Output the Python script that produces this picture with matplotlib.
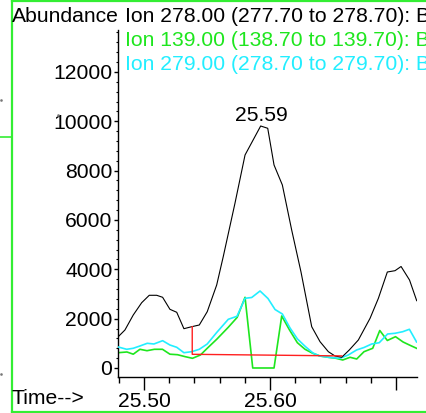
import numpy as np
import matplotlib
matplotlib.use("Agg")
import matplotlib.pyplot as plt
from matplotlib.lines import Line2D
from matplotlib.ticker import MultipleLocator

plt.rcParams['font.family'] = ['Liberation Sans', 'DejaVu Sans']
FS = 15.2

# Ion 278.00 (black)
t_278 = [25.4796, 25.4849, 25.4915, 25.4982, 25.5042, 25.5101, 25.5148, 25.5206,
         25.5260, 25.5317, 25.5379, 25.5439, 25.5502, 25.5577, 25.5629, 25.5722,
         25.5802, 25.5926, 25.5982, 25.6032, 25.6098, 25.6172, 25.6246, 25.6331,
         25.6397, 25.6463, 25.6516, 25.6569, 25.6629, 25.6701, 25.6794, 25.6860,
         25.6931, 25.6992, 25.7040, 25.7107, 25.7164]
y_278 = [1269, 1540, 2148, 2647, 2947, 2947, 2866, 2379,
         2258, 1593, 1674, 1743, 2282, 3364, 4512, 6676,
         8634, 9809, 9716, 8229, 7418, 5594, 3891, 1674,
         1066, 661, 486, 434, 730, 1135, 2015, 2825,
         3891, 3944, 4114, 3567, 2728]

# Ion 139.00 (green)
t_139 = [25.4796, 25.4865, 25.4915, 25.4968, 25.5024, 25.5083, 25.5147, 25.5206,
         25.5266, 25.5328, 25.5385, 25.5448, 25.5502, 25.5577, 25.5669, 25.5740,
         25.5802, 25.5863, 25.5920, 25.5980, 25.6032, 25.6093, 25.6155, 25.6217,
         25.6278, 25.6339, 25.6397, 25.6463, 25.6524, 25.6577, 25.6635, 25.6688,
         25.6746, 25.6815, 25.6871, 25.6931, 25.6996, 25.7056, 25.7106, 25.7163]
y_139 = [620, 649, 559, 758, 701, 758, 758, 559,
         539, 458, 393, 527, 799, 1163, 1650, 2055,
         2866, 0, 0, 0, 0, 2108, 1540, 1026,
         758, 596, 486, 434, 393, 324, 434, 365,
         661, 799, 1520, 1115, 1269, 1054, 932, 799]

# Ion 279.00 (cyan)
t_279 = [25.4796, 25.4863, 25.4915, 25.4968, 25.5026, 25.5079, 25.5148, 25.5206,
         25.5260, 25.5317, 25.5379, 25.5439, 25.5502, 25.5577, 25.5669, 25.5738,
         25.5802, 25.5855, 25.5921, 25.5984, 25.6040, 25.6098, 25.6159, 25.6218,
         25.6282, 25.6341, 25.6393, 25.6463, 25.6556, 25.6621, 25.6687, 25.6746,
         25.6807, 25.6867, 25.6933, 25.6992, 25.7053, 25.7106, 25.7163]
y_279 = [851, 758, 799, 892, 1001, 973, 1107, 932,
         839, 620, 661, 758, 973, 1439, 1974, 2096,
         2825, 2858, 3121, 2817, 2371, 2189, 1621, 1176,
         863, 608, 486, 434, 393, 527, 730, 831,
         973, 1026, 1378, 1407, 1471, 1569, 1054]

# integration baseline (red)
base_t = [25.5383, 25.5383, 25.6569]
base_y = [1674, 555, 490]

peak_t = 25.5935
peak_label = "25.59"

fig = plt.figure(figsize=(4.26, 4.13), dpi=100)
ax = fig.add_axes([118 / 426, 36 / 413, 298.7 / 426, 347 / 413])

ax.plot(t_139, y_139, color='#1ee61e', lw=1.2, zorder=2)
ax.plot(t_279, y_279, color='#22eeff', lw=1.2, zorder=3)
ax.plot(t_278, y_278, color='black', lw=0.8, zorder=4)
ax.plot(base_t, base_y, color='#ff2020', lw=1.0, zorder=5)

ax.text(peak_t, 10020, peak_label, ha='center', va='baseline', fontsize=FS)

ax.set_xlim(25.4794, 25.7164)
ax.set_ylim(-365, 13700)

for s in ['top', 'right']:
    ax.spines[s].set_visible(False)
ax.spines['left'].set_linewidth(1.0)
ax.spines['bottom'].set_linewidth(1.0)

ax.xaxis.set_minor_locator(MultipleLocator(0.02))
ax.set_xticks([25.5, 25.6, 25.7])
ax.set_xticklabels(['25.50', '25.60', ''])
ax.tick_params(axis='x', which='major', length=9, width=1.0, labelsize=FS, pad=2)
ax.tick_params(axis='x', which='minor', length=4.5, width=1.0)

ax.set_yticks([0, 2000, 4000, 6000, 8000, 10000, 12000])
ax.yaxis.set_minor_locator(MultipleLocator(400))
ax.tick_params(axis='y', which='major', length=3, width=1.0, labelsize=FS, pad=1)
ax.tick_params(axis='y', which='minor', length=1.8, width=0.8)

fig.text(12 / 426, 1 - 16 / 413, 'Abundance', fontsize=FS, va='center', ha='left')
fig.text(12 / 426, 1 - 399 / 413, 'Time-->', fontsize=FS, va='center', ha='left')

fig.text(125 / 426, 1 - 16 / 413, 'Ion 278.00 (277.70 to 278.70): B', fontsize=FS,
         va='center', ha='left', color='black')
fig.text(125 / 426, 1 - 40 / 413, 'Ion 139.00 (138.70 to 139.70): B', fontsize=FS,
         va='center', ha='left', color='#1ee61e')
fig.text(125 / 426, 1 - 64 / 413, 'Ion 279.00 (278.70 to 279.70): B', fontsize=FS,
         va='center', ha='left', color='#22eeff')

# green frame around the panel
frame = '#33ee33'
fig.add_artist(Line2D([11.5 / 426, 11.5 / 426], [0, 1], transform=fig.transFigure,
                      color=frame, lw=1.6))
fig.add_artist(Line2D([11.5 / 426, 1], [1 - 0.8 / 413, 1 - 0.8 / 413],
                      transform=fig.transFigure, color=frame, lw=1.6))
fig.add_artist(Line2D([11.5 / 426, 1], [1 - 411.5 / 413, 1 - 411.5 / 413],
                      transform=fig.transFigure, color=frame, lw=1.6))
fig.add_artist(Line2D([0, 11.5 / 426], [1 - 137 / 413, 1 - 137 / 413],
                      transform=fig.transFigure, color=frame, lw=1.2))
# stray dots
fig.add_artist(Line2D([0.5 / 426, 58 / 426, 0.5 / 426], [1 - 100 / 413, 1 - 115 / 413, 1 - 374 / 413],
                      transform=fig.transFigure, ls='none', marker='s', ms=0.8,
                      color='#777777'))

fig.savefig('out.png', dpi=100)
------------------------------------------------
Find every line that holds "matplotlib" and copy it.

Output the Python script that produces this picture with matplotlib.
import matplotlib
matplotlib.use("Agg")
import matplotlib.pyplot as plt
from matplotlib.lines import Line2D
from matplotlib.ticker import MultipleLocator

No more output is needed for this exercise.